In order to convey to us the idea of what it means to be who we are, Jesus talks to his disciples about salt and light. How many of you like salt? I know some people who really love salt, they pour it over their food with such fervor it sometimes leaves me wondering whether they are eating an entrée supplemented with salt, or salt supplemented with an entrée! I prefer salt in moderation because, in my opinion, too much salt takes away from the taste of the food…not to mention that it makes you really thirsty! It’s not that salt is bad, it’s just salt, and salt is, well, salty. Saltiness is essential to salt, and in just the same way, shining is essential to light. For salt to be what it is, it must be salty. For light to be light, it must shine. And for believers of Jesus Christ to be the church, we have to follow his work in the world. Jesus is not telling the disciples that they have to try harder to be salt and light, but that as followers of Jesus, they are salt and light for the world. The church is the body of Christ, and as such, we are by nature his hands and feet in the world today. This is who we are, and this is what Jesus is calling to be!

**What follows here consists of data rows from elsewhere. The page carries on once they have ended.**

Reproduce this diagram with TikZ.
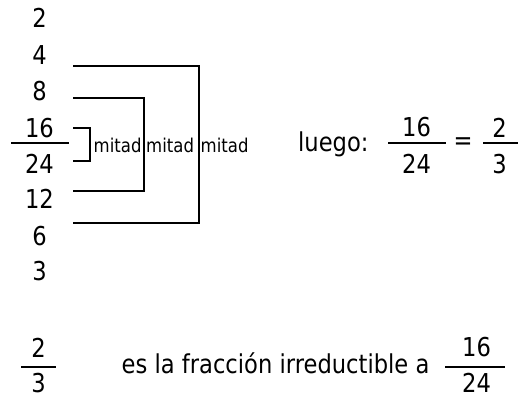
\documentclass[tikz,border=0pt]{standalone}
\usepackage{fontspec}
\setmainfont{DejaVu Sans}[FakeStretch=0.87]
\begin{document}
\begin{tikzpicture}[x=1pt,y=-1pt,
  num/.style={font=\fontsize{26}{30}\selectfont, inner sep=0pt},
  txt/.style={font=\fontsize{26}{30}\selectfont, inner sep=0pt, anchor=base west},
  small/.style={font=\fontsize{19}{22}\selectfont, inner sep=0pt, anchor=base west},
  fracline/.style={line width=2pt},
  brack/.style={line width=1.3pt}]
\useasboundingbox (0,0) rectangle (518,396);
% column of numbers
\node[num] (n2)  at (39.5,18)    {2};
\node[num] (n4)  at (39.5,55.5)  {4};
\node[num] (n8)  at (39.5,91.5)  {8};
\node[num] (n16) at (39.5,128)   {16};
\node[num] (n24) at (39.5,163.5) {24};
\node[num] (n12) at (39.5,199)   {12};
\node[num] (n6)  at (39.5,236.5) {6};
\node[num] (n3)  at (39.5,271)   {3};
\coordinate (fl1) at (11,143);
\coordinate (fl2) at (69,143);
\draw[fracline] (fl1) -- (fl2);
% brackets
\coordinate (a1) at (73,128);  \coordinate (a2) at (73,161);  \coordinate (ar) at (90,0);
\coordinate (b1) at (73,98);   \coordinate (b2) at (73,191);  \coordinate (br) at (144,0);
\coordinate (c1) at (73,66);   \coordinate (c2) at (73,223);  \coordinate (cr) at (199,0);
\draw[brack,line width=1.7pt] (a1) -| (ar |- a2) -- (a2);
\draw[brack] (b1) -| (br |- b2) -- (b2);
\draw[brack] (c1) -| (cr |- c2) -- (c2);
\node[small] (m1) at (93.5,152) {mitad};
\node[small] (m2) at (146,152) {mitad};
\node[small] (m3) at (200.5,152) {mitad};
% luego
\node[txt] (luego) at (298,151.7) {luego:};
\node[num] (r16) at (416.5,127.5) {16};
\node[num] (r24) at (416.5,164) {24};
\coordinate (rl1) at (388,143); \coordinate (rl2) at (446,143);
\draw[fracline] (rl1) -- (rl2);
\node[num] (eq) at (463,144) {=};
\node[num] (r2) at (499.5,127.5) {2};
\node[num] (r3) at (499.5,164) {3};
\coordinate (sl1) at (483,143); \coordinate (sl2) at (518,143);
\draw[fracline] (sl1) -- (sl2);
% bottom row
\node[num] (b2n) at (38.5,347.5) {2};
\node[num] (b3n) at (38.5,383) {3};
\coordinate (bl1) at (21,367); \coordinate (bl2) at (56,367);
\draw[fracline] (bl1) -- (bl2);
\node[txt] (es) at (121.5,373.5) {es la fracción irreductible a};
\node[num] (b16) at (476.5,347.5) {16};
\node[num] (b24) at (476.5,383) {24};
\coordinate (bm1) at (445,367); \coordinate (bm2) at (505,367);
\draw[fracline] (bm1) -- (bm2);
\end{tikzpicture}
\end{document}
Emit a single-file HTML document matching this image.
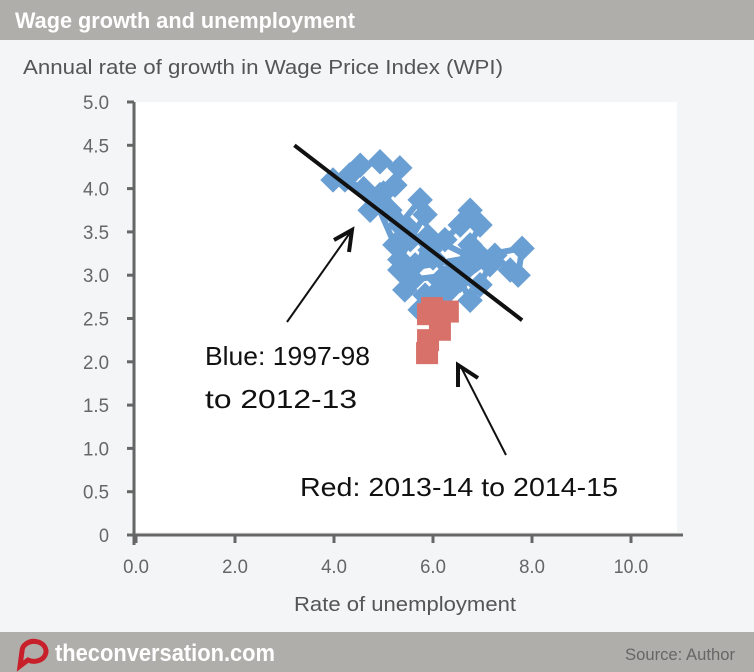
<!DOCTYPE html>
<html><head><meta charset="utf-8"><style>
body{margin:0;width:754px;height:672px;overflow:hidden;background:#f4f5f7;font-family:"Liberation Sans",sans-serif}
#hdr{position:absolute;left:0;top:0;width:754px;height:40px;background:#b0aeaa}
#ftr{position:absolute;left:0;top:632px;width:754px;height:40px;background:#b0aeaa}
</style></head><body>
<div id="hdr"></div>
<div id="ftr"></div>
<svg id="c" width="754" height="672" style="position:absolute;left:0;top:0"></svg>
<script>
const yTicks=[0,0.5,1.0,1.5,2.0,2.5,3.0,3.5,4.0,4.5,5.0];
const yTickLabels=["0","0.5","1.0","1.5","2.0","2.5","3.0","3.5","4.0","4.5","5.0"];
const xTicks=[0,2,4,6,8,10];
const xTickLabels=["0.0","2.0","4.0","6.0","8.0","10.0"];
const blueX=[3.98,4.32,4.53,4.93,5.33,5.23,4.93,4.73,5.13,5.33,5.74,5.84,5.54,5.33,5.64,5.94,6.24,6.55,6.75,6.95,6.75,6.44,6.14,5.84,5.74,6.04,6.34,6.65,6.95,7.15,6.95,6.75,6.55,7.25,7.56,7.72,7.80,5.33,5.43,5.23,4.83,4.22,4.6,5.0,5.5,6.0,6.3,5.6,5.9,6.8];
const blueY=[4.10,4.16,4.27,4.31,4.24,4.04,3.93,3.75,3.75,3.58,3.87,3.70,3.41,3.18,3.12,3.29,3.41,3.58,3.75,3.58,3.35,3.06,2.94,2.77,2.60,2.71,2.83,3.06,3.23,3.12,2.89,2.71,2.94,3.23,3.06,3.00,3.31,3.06,2.83,3.35,3.87,4.10,4.0,3.95,3.55,3.2,3.0,2.95,3.45,3.2];
const redX=[5.88,5.90,6.14,6.30,5.98,5.90];
const redY=[2.10,2.25,2.37,2.58,2.62,2.55];
const trendX=[3.2,7.8];
const trendY=[4.5,2.48];
const X=v=>136+v*49.5, Y=v=>535-v*86.6;
const s=document.getElementById('c'),NS='http://www.w3.org/2000/svg';
function mk(t,a,p){const e=document.createElementNS(NS,t);for(const k in a)e.setAttribute(k,a[k]);(p||s).appendChild(e);return e;}
function tx(str,a){const e=mk('text',a);e.textContent=str;return e;}
let e;
e=tx('Wage growth and unemployment',{x:15,y:28,'font-size':22,'font-weight':'bold',fill:'#fff',textLength:340,lengthAdjust:'spacingAndGlyphs'});

e=tx('Annual rate of growth in Wage Price Index (WPI)',{x:23,y:74,'font-size':20,fill:'#555',textLength:480,lengthAdjust:'spacingAndGlyphs'});

e=mk('rect',{x:136,y:102,width:541,height:430,fill:'#fff'});

e=mk('line',{x1:134,y1:102,x2:134,y2:545,stroke:'#666','stroke-width':3});

e=mk('line',{x1:130,y1:535,x2:683,y2:535,stroke:'#666','stroke-width':3});

yTicks.forEach((v,i)=>{
 mk('line',{x1:127,y1:Y(v),x2:134,y2:Y(v),stroke:'#666','stroke-width':3});
 const t=tx(yTickLabels[i],{x:109,y:Y(v)+7,'font-size':19,fill:'#666','text-anchor':'end',textLength:yTickLabels[i].length>1?26:10,lengthAdjust:'spacingAndGlyphs'});
 
});
xTicks.forEach((v,i)=>{
 mk('line',{x1:X(v),y1:535,x2:X(v),y2:543,stroke:'#666','stroke-width':3});
 const t=tx(xTickLabels[i],{x:X(v),y:573,'font-size':19,fill:'#666','text-anchor':'middle',textLength:xTickLabels[i].length*8.6,lengthAdjust:'spacingAndGlyphs'});
 
});
e=tx('Rate of unemployment',{x:405,y:611,'font-size':20,fill:'#555','text-anchor':'middle',textLength:222,lengthAdjust:'spacingAndGlyphs'});

e=mk('polyline',{points:blueX.map((v,i)=>X(v)+','+Y(blueY[i])).join(' '),fill:'none',stroke:'#6a9fd4','stroke-width':6,'stroke-linejoin':'round'});

blueX.forEach((v,i)=>{
 const p=mk('rect',{x:-9,y:-9,width:18,height:18,fill:'#6a9fd4',transform:`translate(${X(v)},${Y(blueY[i])}) rotate(45)`});
 
});
redX.forEach((v,i)=>{
 const p=mk('rect',{x:X(v)-11,y:Y(redY[i])-11,width:22,height:22,fill:'#d7716a'});
 
});
e=mk('line',{x1:X(trendX[0]),y1:Y(trendY[0]),x2:X(trendX[1]),y2:Y(trendY[1]),stroke:'#111','stroke-width':4});

e=mk('path',{d:'M287,322 L352,230',stroke:'#111','stroke-width':2,fill:'none'});

mk('path',{d:'M334,240 L352,230 L349,252',stroke:'#111','stroke-width':4,fill:'none'});
e=mk('path',{d:'M506,455 L460,365',stroke:'#111','stroke-width':2,fill:'none'});

mk('path',{d:'M458,387 L458,365 L478,378',stroke:'#111','stroke-width':4,fill:'none'});
e=tx('Blue: 1997-98',{x:205,y:365,'font-size':26,fill:'#111',textLength:165,lengthAdjust:'spacingAndGlyphs'});

e=tx('to 2012-13',{x:205,y:408,'font-size':26,fill:'#111',textLength:152,lengthAdjust:'spacingAndGlyphs'});

e=tx('Red: 2013-14 to 2014-15',{x:300,y:496,'font-size':26,fill:'#111',textLength:318,lengthAdjust:'spacingAndGlyphs'});

e=mk('path',{d:'M22,651 a12,10 0 1,1 6,9 l-8,6 z',fill:'none',stroke:'#c8202a','stroke-width':5});

e=tx('theconversation.com',{x:55,y:661,'font-size':24,fill:'#fff','font-weight':'bold',textLength:220,lengthAdjust:'spacingAndGlyphs'});

e=tx('Source: Author',{x:735,y:660,'font-size':17,fill:'#666','text-anchor':'end',textLength:110,lengthAdjust:'spacingAndGlyphs'});

</script>
</body></html>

The lesson that Jesus teaches the disciples as he talks to them about salt and light is a lesson that extends through the ages to every believer and even to the body that we call the church today. “Be who you are!” So what is the church to be? “Who” is the church? What is the character of “church”? There’s a common hymn, with which I’m sure many of you are familiar. One part goes like this: “The church is not a building, the church is not a steeple, the church is not a resting place, the church is a people! I am the church, you are the church, we are the church together!” I think it’s fair to say that we have a grasp on the fact that the word “church” refers to much more than a building or meeting place. But that doesn’t change the simple reality that the word “church” is a noun, and often when we speak about church, we are talking about what the church is. But how might the conversation be different if we talked about what the church does? What would church be if “church” were a verb?